Exploiting gene-environment independence for analysis of case-control studies: an empirical Bayes-type shrinkage estimator to trade-off between bias and efficiency.
- Department of Biostatistics, University of Michigan, Ann Arbor, Michigan 48109, U.S.A. email: bhramar@umich.edu.
- Division of Cancer Epidemiology and Genetics, National Cancer Institute, National Institutes of Health, Department of Health and Human Services, Rockville, Maryland 20852, U.S.A. email: chattern@mail.nih.gov.

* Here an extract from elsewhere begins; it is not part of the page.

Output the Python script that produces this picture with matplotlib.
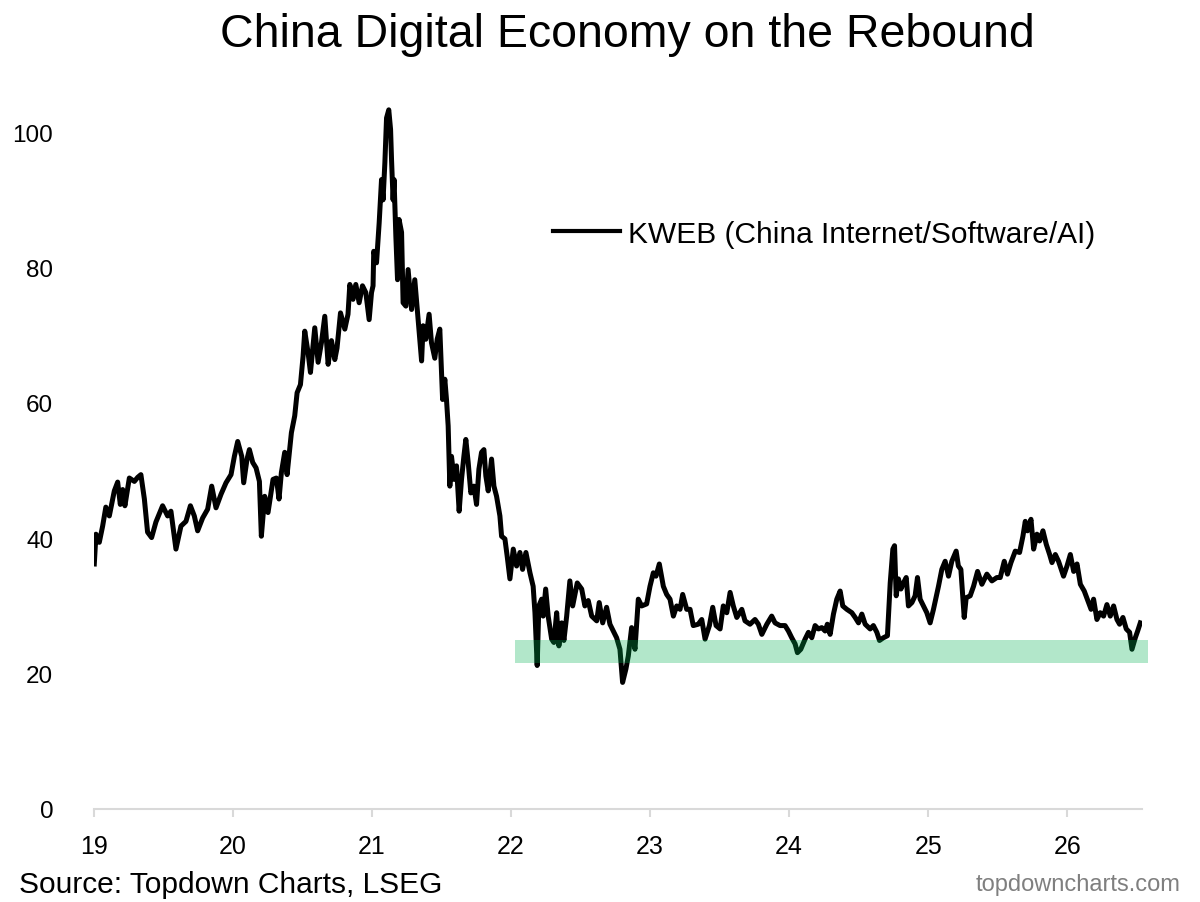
import matplotlib
matplotlib.use("Agg")
import matplotlib.pyplot as plt
from matplotlib.lines import Line2D

plt.rcParams['font.family'] = ['Liberation Sans', 'DejaVu Sans']

# ---- data (decimal year offsets since start of 2019, KWEB price) ----
t_offset = [
    0.005, 0.017, 0.041, 0.065, 0.088, 0.113, 0.149, 0.173, 0.192, 0.209,
    0.225, 0.257, 0.293, 0.317, 0.340, 0.365, 0.388, 0.417, 0.448, 0.496,
    0.532, 0.556, 0.592, 0.628, 0.664, 0.696, 0.724, 0.748, 0.784, 0.820,
    0.849, 0.880, 0.916, 0.952, 0.988, 1.012, 1.036, 1.065, 1.079, 1.103,
    1.120, 1.144, 1.168, 1.192, 1.206, 1.230, 1.254, 1.290, 1.314, 1.333,
    1.350, 1.374, 1.391, 1.422, 1.446, 1.463, 1.487, 1.506, 1.518, 1.542,
    1.559, 1.590, 1.614, 1.638, 1.662, 1.686, 1.710, 1.734, 1.750, 1.775,
    1.806, 1.829, 1.842, 1.865, 1.885, 1.909, 1.933, 1.957, 1.981, 1.998,
    2.009, 2.014, 2.034, 2.053, 2.070, 2.081, 2.094, 2.106, 2.122, 2.135,
    2.142, 2.153, 2.160, 2.173, 2.185, 2.196, 2.214, 2.225, 2.245, 2.261,
    2.286, 2.309, 2.333, 2.358, 2.369, 2.388, 2.412, 2.429, 2.453, 2.470,
    2.489, 2.509, 2.525, 2.537, 2.549, 2.561, 2.573, 2.592, 2.609, 2.628,
    2.645, 2.662, 2.676, 2.693, 2.712, 2.734, 2.753, 2.770, 2.789, 2.806,
    2.820, 2.837, 2.861, 2.878, 2.897, 2.921, 2.933, 2.957, 2.973, 2.993,
    3.017, 3.041, 3.065, 3.084, 3.108, 3.137, 3.160, 3.173, 3.189, 3.201,
    3.221, 3.232, 3.250, 3.268, 3.293, 3.309, 3.329, 3.345, 3.365, 3.381,
    3.401, 3.424, 3.444, 3.477, 3.509, 3.532, 3.556, 3.581, 3.617, 3.635,
    3.660, 3.688, 3.712, 3.736, 3.760, 3.784, 3.803, 3.827, 3.844, 3.868,
    3.892, 3.916, 3.940, 3.976, 4.000, 4.024, 4.043, 4.067, 4.096, 4.120,
    4.144, 4.168, 4.192, 4.216, 4.235, 4.264, 4.288, 4.311, 4.347, 4.372,
    4.396, 4.427, 4.451, 4.475, 4.504, 4.527, 4.552, 4.576, 4.599, 4.624,
    4.660, 4.683, 4.719, 4.755, 4.779, 4.804, 4.840, 4.875, 4.899, 4.935,
    4.971, 4.995, 5.019, 5.043, 5.060, 5.084, 5.115, 5.139, 5.163, 5.187,
    5.211, 5.235, 5.259, 5.275, 5.295, 5.319, 5.343, 5.367, 5.386, 5.415,
    5.451, 5.475, 5.499, 5.523, 5.547, 5.583, 5.606, 5.631, 5.650, 5.678,
    5.707, 5.727, 5.746, 5.758, 5.770, 5.786, 5.804, 5.822, 5.842, 5.858,
    5.883, 5.906, 5.923, 5.942, 5.966, 5.990, 6.014, 6.038, 6.074, 6.098,
    6.122, 6.146, 6.170, 6.201, 6.217, 6.235, 6.259, 6.273, 6.302, 6.326,
    6.355, 6.386, 6.422, 6.458, 6.494, 6.518, 6.547, 6.570, 6.595, 6.626,
    6.657, 6.681, 6.698, 6.714, 6.739, 6.758, 6.782, 6.801, 6.825, 6.849,
    6.873, 6.890, 6.914, 6.937, 6.973, 6.998, 7.022, 7.046, 7.070, 7.094,
    7.122, 7.153, 7.171, 7.189, 7.213, 7.237, 7.261, 7.285, 7.309, 7.333,
    7.357, 7.376, 7.400, 7.424, 7.448, 7.465, 7.489, 7.506, 7.525,
]
kweb = [
    36.2, 40.6, 39.4, 41.8, 44.6, 43.3, 47.0, 48.3, 45.0, 47.2,
    44.8, 48.9, 48.4, 49.0, 49.4, 45.8, 40.9, 40.1, 42.4, 44.8,
    43.3, 44.0, 38.4, 41.8, 42.5, 44.8, 43.3, 41.1, 43.0, 44.3,
    47.7, 44.5, 46.5, 48.2, 49.4, 52.1, 54.3, 52.1, 48.2, 51.7,
    53.1, 51.2, 50.4, 48.4, 40.3, 46.2, 43.8, 48.7, 48.9, 45.8,
    49.7, 52.7, 49.4, 55.6, 58.1, 61.5, 62.7, 66.9, 70.6, 67.4,
    64.5, 71.1, 66.0, 68.9, 72.8, 65.7, 69.2, 66.4, 68.1, 73.3,
    70.9, 73.1, 77.5, 75.3, 77.5, 74.8, 77.3, 76.3, 72.3, 76.3,
    77.3, 82.4, 80.7, 86.6, 93.0, 90.0, 95.5, 102.1, 103.3, 100.4,
    95.9, 90.0, 93.0, 84.6, 78.2, 87.1, 85.2, 74.8, 74.3, 79.7,
    73.8, 78.2, 72.3, 66.2, 71.4, 69.4, 73.1, 68.9, 66.6, 69.4,
    70.9, 60.5, 63.5, 60.5, 56.6, 47.7, 52.1, 48.7, 50.7, 44.0,
    48.7, 52.1, 54.6, 51.2, 46.7, 47.7, 45.0, 50.2, 52.7, 53.1,
    49.2, 47.0, 51.7, 47.7, 46.2, 43.3, 40.3, 39.9, 37.4, 34.0,
    38.4, 35.9, 37.9, 35.4, 37.9, 34.9, 32.9, 29.0, 21.2, 30.0,
    31.0, 28.5, 32.5, 28.5, 25.1, 24.6, 29.0, 24.1, 27.5, 24.9,
    28.5, 33.7, 30.0, 33.4, 32.5, 30.0, 30.8, 28.5, 27.8, 30.5,
    27.5, 29.8, 27.3, 26.3, 25.3, 23.6, 18.7, 20.7, 22.6, 26.8,
    23.6, 31.0, 30.0, 30.3, 32.9, 34.9, 34.4, 36.2, 32.9, 31.7,
    31.0, 28.5, 30.0, 29.5, 31.7, 29.5, 29.5, 27.1, 27.3, 28.0,
    25.1, 27.1, 29.8, 27.1, 26.6, 30.0, 29.0, 32.0, 30.0, 28.3,
    29.5, 27.8, 27.3, 28.0, 27.3, 25.8, 27.3, 28.5, 27.5, 27.1,
    27.1, 26.3, 25.3, 24.4, 23.1, 23.6, 25.1, 26.1, 25.3, 27.1,
    26.6, 26.8, 26.3, 27.3, 25.8, 28.8, 31.0, 32.2, 30.0, 29.5,
    29.0, 28.3, 27.5, 28.8, 27.3, 26.6, 27.1, 26.1, 24.9, 25.3,
    25.6, 33.4, 38.4, 38.9, 31.5, 34.0, 32.5, 33.4, 34.2, 30.0,
    30.5, 31.5, 34.2, 31.0, 30.0, 29.0, 27.5, 29.5, 32.9, 35.4,
    36.6, 34.4, 36.6, 38.1, 35.9, 35.4, 28.3, 31.2, 31.5, 32.9,
    35.1, 33.2, 34.7, 33.7, 34.2, 34.2, 36.6, 34.7, 36.4, 38.1,
    37.9, 40.3, 42.5, 41.1, 42.8, 38.4, 40.6, 39.6, 41.1, 39.1,
    37.6, 36.4, 37.6, 36.6, 34.4, 35.9, 37.6, 35.1, 36.2, 33.2,
    32.2, 30.5, 29.5, 31.0, 28.0, 29.0, 28.5, 30.2, 28.5, 30.0,
    28.0, 27.3, 28.3, 26.6, 26.1, 23.6, 25.3, 26.3, 27.5,
]
start_year = 19
x_ticks = [19, 20, 21, 22, 23, 24, 25, 26]
y_ticks = [0, 20, 40, 60, 80, 100]
band_x = [22.03, 26.58]
band_low, band_high = 21.5, 25.0

title = "China Digital Economy on the Rebound"
series_label = "KWEB (China Internet/Software/AI)"
source = "Source: Topdown Charts, LSEG"
brand = "topdowncharts.com"

x_vals = [start_year + t for t in t_offset]

fig = plt.figure(figsize=(12, 9.03), dpi=100)
ax = fig.add_axes([0.078, 0.103, 0.874, 0.787])

ax.plot(x_vals, kweb, color="black", lw=3.6, zorder=2, solid_joinstyle="round")
ax.fill_between(band_x, [band_low, band_low], [band_high, band_high],
                color="#00b050", alpha=0.3, linewidth=0, zorder=3, clip_on=False)

ax.set_xlim(19, 26.54)
ax.set_ylim(0, 105)
ax.set_xticks(x_ticks)
ax.set_xticklabels([str(v) for v in x_ticks])
ax.set_yticks(y_ticks)

for s in ["top", "right", "left"]:
    ax.spines[s].set_visible(False)
ax.spines["bottom"].set_color("#d9d9d9")
ax.spines["bottom"].set_linewidth(1.5)

ax.tick_params(axis="x", length=6, width=1.5, color="#d9d9d9",
               labelsize=18, pad=12, labelcolor="black")
ax.tick_params(axis="y", length=0, labelsize=17.5, pad=29, labelcolor="black")

handle = Line2D([], [], color="black", lw=3)
ax.legend([handle], [series_label], frameon=False, fontsize=21.5,
          loc="center left", bbox_to_anchor=(0.461, 0.740),
          bbox_transform=fig.transFigure, handlelength=2.24,
          handletextpad=0.27, borderaxespad=0, borderpad=0)

fig.text(0.523, 0.961, title, ha="center", va="center", fontsize=33.5)
fig.text(0.016, 0.020, source, ha="left", va="center", fontsize=21.5)
fig.text(0.984, 0.020, brand, ha="right", va="center", fontsize=17,
         color="#7f7f7f")

fig.savefig("out.png", dpi=100)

Standard prospective logistic regression analysis of case-control data often leads to very imprecise estimates of gene-environment interactions due to small numbers of cases or controls in cells of crossing genotype and exposure. In contrast, under the assumption of gene-environment independence, modern "retrospective" methods, including the "case-only" approach, can estimate the interaction parameters much more precisely, but they can be seriously biased when the underlying assumption of gene-environment independence is violated. In this article, we propose a novel empirical Bayes-type shrinkage estimator to analyze case-control data that can relax the gene-environment independence assumption in a data-adaptive fashion. In the special case, involving a binary gene and a binary exposure, the method leads to an estimator of the interaction log odds ratio parameter in a simple closed form that corresponds to an weighted average of the standard case-only and case-control estimators. We also describe a general approach for deriving the new shrinkage estimator and its variance within the retrospective maximum-likelihood framework developed by Chatterjee and Carroll (2005, Biometrika92, 399-418). Both simulated and real data examples suggest that the proposed estimator strikes a balance between bias and efficiency depending on the true nature of the gene-environment association and the sample size for a given study.